Лицо ее собеседника окаменело.
– Не знаю, мисс Лэттерли, и не хочу знать. Меня это не волнует. У меня достаточно тяжкое горе в собственной семье, чтобы интересоваться несчастьями, которые другие люди сами на себя навлекают. Я бы очень оценил ваш совет, кого именно вы сочли бы подходящим для постоянного ухода за Робертом. Я полагаю, что вы могли бы знать молодого человека с хорошей рекомендацией и деликатным характером. Может быть, и со склонностью к чтению и умственным занятиям, который бы с удовольствием согласился за кров и приятное общество оказывать необходимую помощь Роберту…
– Если желаете, я наведу справки, – грустно ответила сиделка.
Сердце у нее болело не только за Рэтбоуна, но и за Викторию.
– Молодого человека, который подошел бы для таких обязанностей, вполне можно найти. А что, этого хочет сам Роберт? – уточнила Эстер.
– Прошу прощения?
– Этого желает сам Роберт? – повторила она.
– То, чего желает Роберт, получить невозможно, – сказал барон, и его голос задрожал от сдерживаемой боли. – Это то, что ему необходимо, мисс Лэттерли.
– Да, барон Олленхайм, – уступила она. – Я наведу справки.
Глава 7
Монк отправился на север с гораздо большим удовольствием, чем то соответствовало ситуации. Эвелина ехала тем же поездом, и он надеялся, что проведет какое-то время в ее обществе. Эта дама была восхитительна, элегантна и всегда женственна. Она источала брызжущую радость жизни и общения с людьми, чем заражала всех окружающих. Юмор ее тоже был заразителен, и он часто ловил себя на том, что смеется.

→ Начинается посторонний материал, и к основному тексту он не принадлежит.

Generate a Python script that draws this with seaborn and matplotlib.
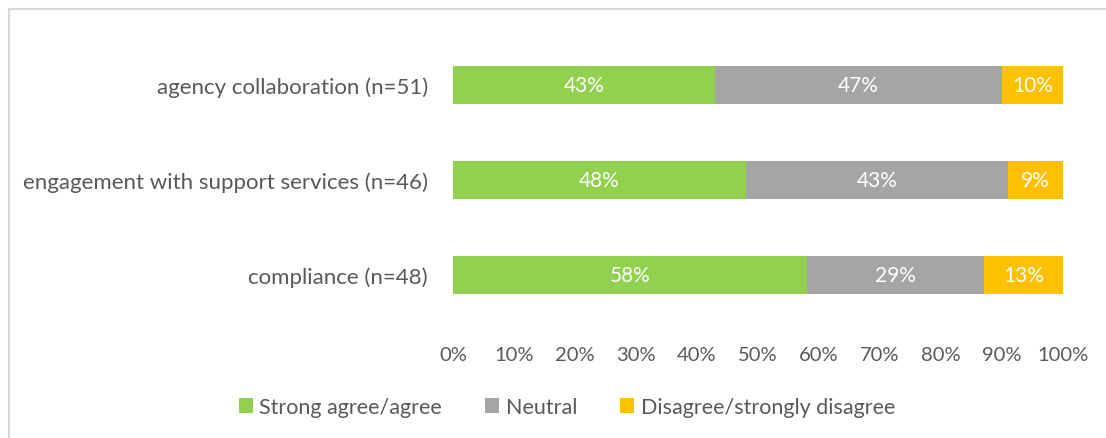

Из Венеции детектив уезжал с сожалением. Ее красота была неподражаема, и он уже никогда не сможет видеть, как переливается свет на водной ряби канала, и не вспоминать об этом городе. Но Уильяму было и грустно. Это был разрушающийся город, оккупированный иноземной армией, хотя и сражающийся за свое будущее. Общество делилось на побежденных и недовольных венецианцев, выжидающих момента, чтобы нанести ответный удар, австрийцев, которые жили на чужбине, вдали от родного дома, среди красот древней замечательной цивилизации, не желавшей принимать их, и, наконец, экспатриантов, людей без родины, живущих воспоминаниями и мечтами, в которые эти люди и сами уже не верили.